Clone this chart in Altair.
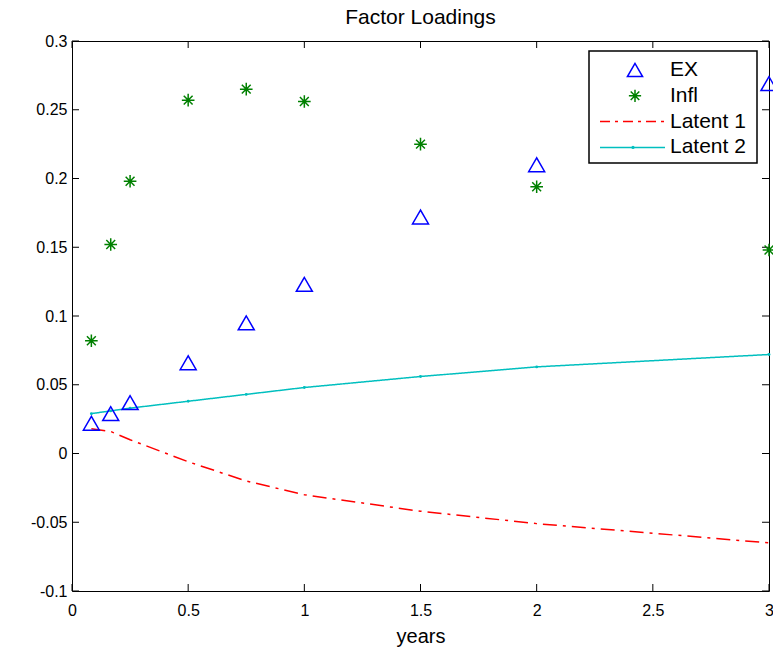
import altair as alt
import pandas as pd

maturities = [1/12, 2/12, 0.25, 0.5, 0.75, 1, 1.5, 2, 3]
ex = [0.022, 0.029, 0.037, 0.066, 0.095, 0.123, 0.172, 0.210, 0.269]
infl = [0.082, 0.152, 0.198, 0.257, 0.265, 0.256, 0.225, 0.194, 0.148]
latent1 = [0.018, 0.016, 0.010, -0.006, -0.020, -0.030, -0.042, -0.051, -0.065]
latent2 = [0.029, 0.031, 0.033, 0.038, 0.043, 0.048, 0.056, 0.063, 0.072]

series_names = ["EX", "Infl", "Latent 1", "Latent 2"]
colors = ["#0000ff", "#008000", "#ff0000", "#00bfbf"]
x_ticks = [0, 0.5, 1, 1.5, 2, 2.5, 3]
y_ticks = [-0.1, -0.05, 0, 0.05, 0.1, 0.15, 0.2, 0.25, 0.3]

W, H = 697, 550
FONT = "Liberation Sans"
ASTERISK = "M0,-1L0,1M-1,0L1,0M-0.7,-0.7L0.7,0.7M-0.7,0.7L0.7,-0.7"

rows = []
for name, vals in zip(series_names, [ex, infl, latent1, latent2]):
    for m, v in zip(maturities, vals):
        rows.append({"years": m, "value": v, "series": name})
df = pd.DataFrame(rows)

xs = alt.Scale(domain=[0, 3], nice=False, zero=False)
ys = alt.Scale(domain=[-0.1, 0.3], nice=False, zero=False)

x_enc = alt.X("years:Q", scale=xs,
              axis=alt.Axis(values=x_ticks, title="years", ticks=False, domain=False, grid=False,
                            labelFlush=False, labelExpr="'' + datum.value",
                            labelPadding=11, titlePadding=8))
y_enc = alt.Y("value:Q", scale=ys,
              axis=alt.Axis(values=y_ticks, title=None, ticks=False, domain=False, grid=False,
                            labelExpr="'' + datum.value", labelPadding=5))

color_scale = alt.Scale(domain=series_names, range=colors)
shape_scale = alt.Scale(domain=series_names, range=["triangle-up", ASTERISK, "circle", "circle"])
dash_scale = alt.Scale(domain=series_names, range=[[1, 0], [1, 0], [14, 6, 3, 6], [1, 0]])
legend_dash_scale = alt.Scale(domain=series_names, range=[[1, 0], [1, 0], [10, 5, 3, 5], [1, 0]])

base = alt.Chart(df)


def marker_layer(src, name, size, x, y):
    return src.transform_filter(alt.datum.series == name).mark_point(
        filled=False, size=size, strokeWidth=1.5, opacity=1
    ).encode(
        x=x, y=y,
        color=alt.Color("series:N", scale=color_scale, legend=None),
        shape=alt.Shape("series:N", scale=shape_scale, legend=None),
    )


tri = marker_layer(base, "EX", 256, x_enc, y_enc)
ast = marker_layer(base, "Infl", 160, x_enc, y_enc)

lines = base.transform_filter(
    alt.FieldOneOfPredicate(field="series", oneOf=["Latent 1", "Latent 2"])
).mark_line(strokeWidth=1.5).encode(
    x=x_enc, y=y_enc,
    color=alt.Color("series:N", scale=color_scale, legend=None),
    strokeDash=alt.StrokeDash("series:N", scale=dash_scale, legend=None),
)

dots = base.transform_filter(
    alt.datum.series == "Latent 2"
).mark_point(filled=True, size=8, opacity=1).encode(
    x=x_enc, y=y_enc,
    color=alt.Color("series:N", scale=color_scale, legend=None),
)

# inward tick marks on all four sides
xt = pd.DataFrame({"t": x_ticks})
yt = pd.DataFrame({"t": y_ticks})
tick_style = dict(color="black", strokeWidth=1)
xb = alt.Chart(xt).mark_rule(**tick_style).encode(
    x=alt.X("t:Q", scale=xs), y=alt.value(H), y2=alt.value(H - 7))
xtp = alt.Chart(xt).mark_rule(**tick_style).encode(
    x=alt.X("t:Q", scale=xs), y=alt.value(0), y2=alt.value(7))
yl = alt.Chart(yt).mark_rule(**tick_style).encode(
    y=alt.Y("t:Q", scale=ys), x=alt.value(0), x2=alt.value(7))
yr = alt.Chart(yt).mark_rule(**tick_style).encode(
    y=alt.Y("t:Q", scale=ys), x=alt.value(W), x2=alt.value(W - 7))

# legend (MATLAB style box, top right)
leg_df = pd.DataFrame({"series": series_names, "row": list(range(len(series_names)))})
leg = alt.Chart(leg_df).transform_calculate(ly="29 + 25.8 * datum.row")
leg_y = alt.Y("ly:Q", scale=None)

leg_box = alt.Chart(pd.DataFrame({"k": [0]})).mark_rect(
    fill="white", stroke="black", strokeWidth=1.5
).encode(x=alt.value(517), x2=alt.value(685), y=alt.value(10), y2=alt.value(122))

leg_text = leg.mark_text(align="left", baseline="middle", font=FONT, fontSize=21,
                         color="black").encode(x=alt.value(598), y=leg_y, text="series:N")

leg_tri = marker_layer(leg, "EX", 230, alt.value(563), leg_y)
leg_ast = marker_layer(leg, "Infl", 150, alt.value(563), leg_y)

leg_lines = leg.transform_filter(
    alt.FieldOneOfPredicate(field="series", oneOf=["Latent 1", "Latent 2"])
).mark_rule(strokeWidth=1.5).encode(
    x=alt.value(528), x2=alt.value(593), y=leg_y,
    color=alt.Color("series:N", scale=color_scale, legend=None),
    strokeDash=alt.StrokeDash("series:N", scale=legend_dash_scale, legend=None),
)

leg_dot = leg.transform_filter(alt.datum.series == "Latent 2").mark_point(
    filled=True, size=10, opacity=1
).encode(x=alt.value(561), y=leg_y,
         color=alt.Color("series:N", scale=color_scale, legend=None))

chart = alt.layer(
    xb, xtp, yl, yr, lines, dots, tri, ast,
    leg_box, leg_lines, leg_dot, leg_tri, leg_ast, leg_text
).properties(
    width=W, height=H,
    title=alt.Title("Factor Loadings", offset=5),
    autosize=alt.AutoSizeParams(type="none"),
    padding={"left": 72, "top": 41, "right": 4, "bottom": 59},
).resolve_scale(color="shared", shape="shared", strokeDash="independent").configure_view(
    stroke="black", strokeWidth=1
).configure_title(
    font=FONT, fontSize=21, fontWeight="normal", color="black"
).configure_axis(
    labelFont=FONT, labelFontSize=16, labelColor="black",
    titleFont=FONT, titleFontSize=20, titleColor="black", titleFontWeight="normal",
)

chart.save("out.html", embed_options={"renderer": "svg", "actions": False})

======

• _Directions for this task_
Write out the listing above again, exactly, but with no pictures in the copy.

• _Result for this task_
Clone this chart in Altair.
import altair as alt
import pandas as pd

maturities = [1/12, 2/12, 0.25, 0.5, 0.75, 1, 1.5, 2, 3]
ex = [0.022, 0.029, 0.037, 0.066, 0.095, 0.123, 0.172, 0.210, 0.269]
infl = [0.082, 0.152, 0.198, 0.257, 0.265, 0.256, 0.225, 0.194, 0.148]
latent1 = [0.018, 0.016, 0.010, -0.006, -0.020, -0.030, -0.042, -0.051, -0.065]
latent2 = [0.029, 0.031, 0.033, 0.038, 0.043, 0.048, 0.056, 0.063, 0.072]

series_names = ["EX", "Infl", "Latent 1", "Latent 2"]
colors = ["#0000ff", "#008000", "#ff0000", "#00bfbf"]
x_ticks = [0, 0.5, 1, 1.5, 2, 2.5, 3]
y_ticks = [-0.1, -0.05, 0, 0.05, 0.1, 0.15, 0.2, 0.25, 0.3]

W, H = 697, 550
FONT = "Liberation Sans"
ASTERISK = "M0,-1L0,1M-1,0L1,0M-0.7,-0.7L0.7,0.7M-0.7,0.7L0.7,-0.7"

rows = []
for name, vals in zip(series_names, [ex, infl, latent1, latent2]):
    for m, v in zip(maturities, vals):
        rows.append({"years": m, "value": v, "series": name})
df = pd.DataFrame(rows)

xs = alt.Scale(domain=[0, 3], nice=False, zero=False)
ys = alt.Scale(domain=[-0.1, 0.3], nice=False, zero=False)

x_enc = alt.X("years:Q", scale=xs,
              axis=alt.Axis(values=x_ticks, title="years", ticks=False, domain=False, grid=False,
                            labelFlush=False, labelExpr="'' + datum.value",
                            labelPadding=11, titlePadding=8))
y_enc = alt.Y("value:Q", scale=ys,
              axis=alt.Axis(values=y_ticks, title=None, ticks=False, domain=False, grid=False,
                            labelExpr="'' + datum.value", labelPadding=5))

color_scale = alt.Scale(domain=series_names, range=colors)
shape_scale = alt.Scale(domain=series_names, range=["triangle-up", ASTERISK, "circle", "circle"])
dash_scale = alt.Scale(domain=series_names, range=[[1, 0], [1, 0], [14, 6, 3, 6], [1, 0]])
legend_dash_scale = alt.Scale(domain=series_names, range=[[1, 0], [1, 0], [10, 5, 3, 5], [1, 0]])

base = alt.Chart(df)


def marker_layer(src, name, size, x, y):
    return src.transform_filter(alt.datum.series == name).mark_point(
        filled=False, size=size, strokeWidth=1.5, opacity=1
    ).encode(
        x=x, y=y,
        color=alt.Color("series:N", scale=color_scale, legend=None),
        shape=alt.Shape("series:N", scale=shape_scale, legend=None),
    )


tri = marker_layer(base, "EX", 256, x_enc, y_enc)
ast = marker_layer(base, "Infl", 160, x_enc, y_enc)

lines = base.transform_filter(
    alt.FieldOneOfPredicate(field="series", oneOf=["Latent 1", "Latent 2"])
).mark_line(strokeWidth=1.5).encode(
    x=x_enc, y=y_enc,
    color=alt.Color("series:N", scale=color_scale, legend=None),
    strokeDash=alt.StrokeDash("series:N", scale=dash_scale, legend=None),
)

dots = base.transform_filter(
    alt.datum.series == "Latent 2"
).mark_point(filled=True, size=8, opacity=1).encode(
    x=x_enc, y=y_enc,
    color=alt.Color("series:N", scale=color_scale, legend=None),
)

# inward tick marks on all four sides
xt = pd.DataFrame({"t": x_ticks})
yt = pd.DataFrame({"t": y_ticks})
tick_style = dict(color="black", strokeWidth=1)
xb = alt.Chart(xt).mark_rule(**tick_style).encode(
    x=alt.X("t:Q", scale=xs), y=alt.value(H), y2=alt.value(H - 7))
xtp = alt.Chart(xt).mark_rule(**tick_style).encode(
    x=alt.X("t:Q", scale=xs), y=alt.value(0), y2=alt.value(7))
yl = alt.Chart(yt).mark_rule(**tick_style).encode(
    y=alt.Y("t:Q", scale=ys), x=alt.value(0), x2=alt.value(7))
yr = alt.Chart(yt).mark_rule(**tick_style).encode(
    y=alt.Y("t:Q", scale=ys), x=alt.value(W), x2=alt.value(W - 7))

# legend (MATLAB style box, top right)
leg_df = pd.DataFrame({"series": series_names, "row": list(range(len(series_names)))})
leg = alt.Chart(leg_df).transform_calculate(ly="29 + 25.8 * datum.row")
leg_y = alt.Y("ly:Q", scale=None)

leg_box = alt.Chart(pd.DataFrame({"k": [0]})).mark_rect(
    fill="white", stroke="black", strokeWidth=1.5
).encode(x=alt.value(517), x2=alt.value(685), y=alt.value(10), y2=alt.value(122))

leg_text = leg.mark_text(align="left", baseline="middle", font=FONT, fontSize=21,
                         color="black").encode(x=alt.value(598), y=leg_y, text="series:N")

leg_tri = marker_layer(leg, "EX", 230, alt.value(563), leg_y)
leg_ast = marker_layer(leg, "Infl", 150, alt.value(563), leg_y)

leg_lines = leg.transform_filter(
    alt.FieldOneOfPredicate(field="series", oneOf=["Latent 1", "Latent 2"])
).mark_rule(strokeWidth=1.5).encode(
    x=alt.value(528), x2=alt.value(593), y=leg_y,
    color=alt.Color("series:N", scale=color_scale, legend=None),
    strokeDash=alt.StrokeDash("series:N", scale=legend_dash_scale, legend=None),
)

leg_dot = leg.transform_filter(alt.datum.series == "Latent 2").mark_point(
    filled=True, size=10, opacity=1
).encode(x=alt.value(561), y=leg_y,
         color=alt.Color("series:N", scale=color_scale, legend=None))

chart = alt.layer(
    xb, xtp, yl, yr, lines, dots, tri, ast,
    leg_box, leg_lines, leg_dot, leg_tri, leg_ast, leg_text
).properties(
    width=W, height=H,
    title=alt.Title("Factor Loadings", offset=5),
    autosize=alt.AutoSizeParams(type="none"),
    padding={"left": 72, "top": 41, "right": 4, "bottom": 59},
).resolve_scale(color="shared", shape="shared", strokeDash="independent").configure_view(
    stroke="black", strokeWidth=1
).configure_title(
    font=FONT, fontSize=21, fontWeight="normal", color="black"
).configure_axis(
    labelFont=FONT, labelFontSize=16, labelColor="black",
    titleFont=FONT, titleFontSize=20, titleColor="black", titleFontWeight="normal",
)

chart.save("out.html", embed_options={"renderer": "svg", "actions": False})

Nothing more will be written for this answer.